Il Primo Ministro israeliano Benjamin Netanyahu intende sfruttare l’occasione del suo prossimo discorso al Palazzo di Vetro delle Nazioni Unite per denunciare le azioni dell’Iran in Medio Oriente, azioni che secondo Netanyahu sono la causa principale dell’instabilità della regione.
Dopo la firma dell’accordo sul programma nucleare iraniano la comunità internazionale è orientata a pensare che la Repubblica Islamica non otterrà armi di distruzione di massa per altri dieci anni e perciò non costituirà, fino a quel momento, una minaccia per Israele e per gli Stati sunniti dell’area. Da come i media e i leader occidentali hanno accolto l’accordo del Joint Plan of Action sembrano anzi convinti che l’Iran sia improvvisamente diventato un partner affidabile su cui ricostruire un nuovo ordine nel Medio Oriente infiammato dai conflitti etnici e dal jihadismo.
Incassata la sconfitta sulla questione nucleare Netanyahu cercherà ora di convincere il mondo che esistono diversi altri aspetti problematici rispetto al comportamento iraniano. L’assalto agli Stati sunniti sarà l’aspetto centrale della denuncia di Netanyahu, un problema che non riguarda direttamente Israele ma che potrebbe fungere da asse portante per una futura ed inedita cooperazione con alcuni paesi che non hanno mai avuto buoni rapporti con lo Stato ebraico. In questo ambito la riduzione dell’influenza iraniana nel Medio Oriente potrebbe essere, secondo il Primo Ministro israeliano, una buona chiave di volta per la soluzione della guerra civile siriana.
Pochi minuti prima di atterrare a New York Netanyahu ha infatti rilasciato una breve dichiarazione ai giornalisti presenti sul suo aereo lamentando il fatto che “l’Iran viene presentato come parte della soluzione mentre in realtà è l’aspetto problematico principale. Senza il supporto iraniano Assad sarebbe fuori dai giochi. La presenza del comandante delle Guardie Rivoluzionarie Iraniane Qassam Soleimani e delle truppe di Hezbollah è subordinata alla preservazione del regime di Assad.”
Ci sono buone probabilità che Netanyahu torni a criticare Obama per la recente stretta di mano con il Ministro degli Esteri iraniano Zarif, simbolo del ritorno della Repubblica Islamica all’interno della comunità internazionale a cui il Primo Ministro israeliano si oppone fermamente.
Parallelamente si sta preparando anche Mahmoud Abbas. Il Presidente dell’Autorità Nazionale Palestinese avrà anch’esso il suo momento per prendere la parola davanti all’Assemblea Generale delle Nazioni Unite e, inoltre, parteciperà a una cerimonia in cui per la prima volta verrà issata la bandiera palestinese all’ONU.

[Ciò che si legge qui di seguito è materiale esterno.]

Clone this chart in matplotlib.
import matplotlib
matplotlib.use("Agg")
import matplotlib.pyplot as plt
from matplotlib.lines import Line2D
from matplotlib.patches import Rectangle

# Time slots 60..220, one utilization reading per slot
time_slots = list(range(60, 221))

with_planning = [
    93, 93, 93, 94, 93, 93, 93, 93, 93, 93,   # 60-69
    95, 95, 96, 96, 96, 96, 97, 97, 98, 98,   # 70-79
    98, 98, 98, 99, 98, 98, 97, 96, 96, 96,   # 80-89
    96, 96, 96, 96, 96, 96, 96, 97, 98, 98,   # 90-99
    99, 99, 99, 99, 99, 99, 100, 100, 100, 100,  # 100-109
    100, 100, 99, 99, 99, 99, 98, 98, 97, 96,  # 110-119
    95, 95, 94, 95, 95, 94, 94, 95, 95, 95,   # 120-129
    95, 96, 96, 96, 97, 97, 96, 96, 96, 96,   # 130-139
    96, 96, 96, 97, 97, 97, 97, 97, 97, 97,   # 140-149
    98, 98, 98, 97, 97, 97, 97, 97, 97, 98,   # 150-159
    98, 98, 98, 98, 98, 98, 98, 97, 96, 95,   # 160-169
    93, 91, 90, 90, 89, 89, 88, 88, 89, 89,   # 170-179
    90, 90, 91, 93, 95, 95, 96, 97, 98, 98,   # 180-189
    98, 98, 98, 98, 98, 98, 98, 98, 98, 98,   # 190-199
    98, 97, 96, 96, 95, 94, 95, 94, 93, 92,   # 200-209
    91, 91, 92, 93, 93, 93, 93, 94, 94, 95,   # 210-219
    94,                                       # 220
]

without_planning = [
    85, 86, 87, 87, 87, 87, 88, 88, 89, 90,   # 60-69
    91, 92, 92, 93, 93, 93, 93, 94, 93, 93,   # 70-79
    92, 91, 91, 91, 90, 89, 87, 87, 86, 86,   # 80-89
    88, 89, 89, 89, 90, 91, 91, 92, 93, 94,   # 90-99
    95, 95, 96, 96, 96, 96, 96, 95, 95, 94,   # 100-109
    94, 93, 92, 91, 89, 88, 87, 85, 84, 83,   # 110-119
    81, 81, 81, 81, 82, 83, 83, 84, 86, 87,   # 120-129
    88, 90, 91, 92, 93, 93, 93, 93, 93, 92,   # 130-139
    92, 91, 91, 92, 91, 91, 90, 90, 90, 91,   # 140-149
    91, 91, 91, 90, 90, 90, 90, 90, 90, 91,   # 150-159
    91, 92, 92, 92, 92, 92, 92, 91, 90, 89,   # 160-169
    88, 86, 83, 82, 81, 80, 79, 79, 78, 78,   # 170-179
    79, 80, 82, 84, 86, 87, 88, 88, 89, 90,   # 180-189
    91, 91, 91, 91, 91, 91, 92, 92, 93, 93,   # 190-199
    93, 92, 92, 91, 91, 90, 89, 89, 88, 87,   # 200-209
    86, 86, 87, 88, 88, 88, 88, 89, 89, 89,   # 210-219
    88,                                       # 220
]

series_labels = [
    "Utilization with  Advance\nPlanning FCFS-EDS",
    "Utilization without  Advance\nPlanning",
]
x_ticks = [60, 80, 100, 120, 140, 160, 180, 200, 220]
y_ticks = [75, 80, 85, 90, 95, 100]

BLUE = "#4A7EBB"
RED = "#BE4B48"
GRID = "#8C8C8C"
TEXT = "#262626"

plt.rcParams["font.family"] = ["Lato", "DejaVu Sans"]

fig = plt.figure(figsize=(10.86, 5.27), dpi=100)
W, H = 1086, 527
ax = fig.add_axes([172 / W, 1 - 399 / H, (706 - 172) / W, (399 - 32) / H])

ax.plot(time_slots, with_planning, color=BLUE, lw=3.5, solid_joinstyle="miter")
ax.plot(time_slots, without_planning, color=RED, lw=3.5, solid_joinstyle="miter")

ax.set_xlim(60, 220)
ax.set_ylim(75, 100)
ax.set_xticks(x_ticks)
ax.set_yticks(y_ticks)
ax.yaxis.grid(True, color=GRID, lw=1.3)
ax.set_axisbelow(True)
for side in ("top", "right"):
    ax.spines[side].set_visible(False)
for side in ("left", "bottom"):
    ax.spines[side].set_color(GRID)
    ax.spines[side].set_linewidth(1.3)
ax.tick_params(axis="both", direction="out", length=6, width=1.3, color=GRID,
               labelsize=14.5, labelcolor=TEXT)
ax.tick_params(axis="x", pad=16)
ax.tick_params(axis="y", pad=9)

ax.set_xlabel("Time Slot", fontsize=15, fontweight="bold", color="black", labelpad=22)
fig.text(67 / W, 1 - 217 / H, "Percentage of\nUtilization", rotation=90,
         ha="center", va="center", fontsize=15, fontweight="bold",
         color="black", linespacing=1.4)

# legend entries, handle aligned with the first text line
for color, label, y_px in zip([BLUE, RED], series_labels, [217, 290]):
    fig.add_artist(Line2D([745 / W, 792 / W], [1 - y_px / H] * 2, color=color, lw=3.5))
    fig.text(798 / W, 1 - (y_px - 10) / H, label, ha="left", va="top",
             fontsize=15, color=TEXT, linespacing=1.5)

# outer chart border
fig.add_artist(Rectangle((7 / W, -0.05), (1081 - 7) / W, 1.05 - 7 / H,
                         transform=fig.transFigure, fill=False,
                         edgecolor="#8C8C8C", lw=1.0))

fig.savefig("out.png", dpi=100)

Di sicuro la questione palestinese riceverà molto meno interesse a causa dei due principali problemi globali di oggi: la guerra civile siriana e la conseguente crisi dei migranti. Anche Netanyahu sarà molto più probabilmente concentrato sulle conseguenze dell’accordo dell’Iran e sul progressivo avvicinamento dell’ISIS ai confini di Israele ma non è detto che non voglia invitare, per la terza volta in un mese, la controparte palestinese a riprendere i negoziati diretti. Questo soprattutto alla luce degli ultimi scontri sul Monte del Tempio, causati soprattutto dalla propaganda palestinese che vorrebbe Israele intenta a prendere il possesso della sacra moschea di Al-Aqsa. Su questo argomento Netanyahu si è già espresso parlando alla stampa affermando che Israele intende mantenere lo status quo per il sito sacro sia per gli ebrei che per i musulmani e che se i riottosi continueranno a lanciare pietre, molotov e altri ordigni artigianali saranno loro a profanare la santità del luogo e a violare lo status quo.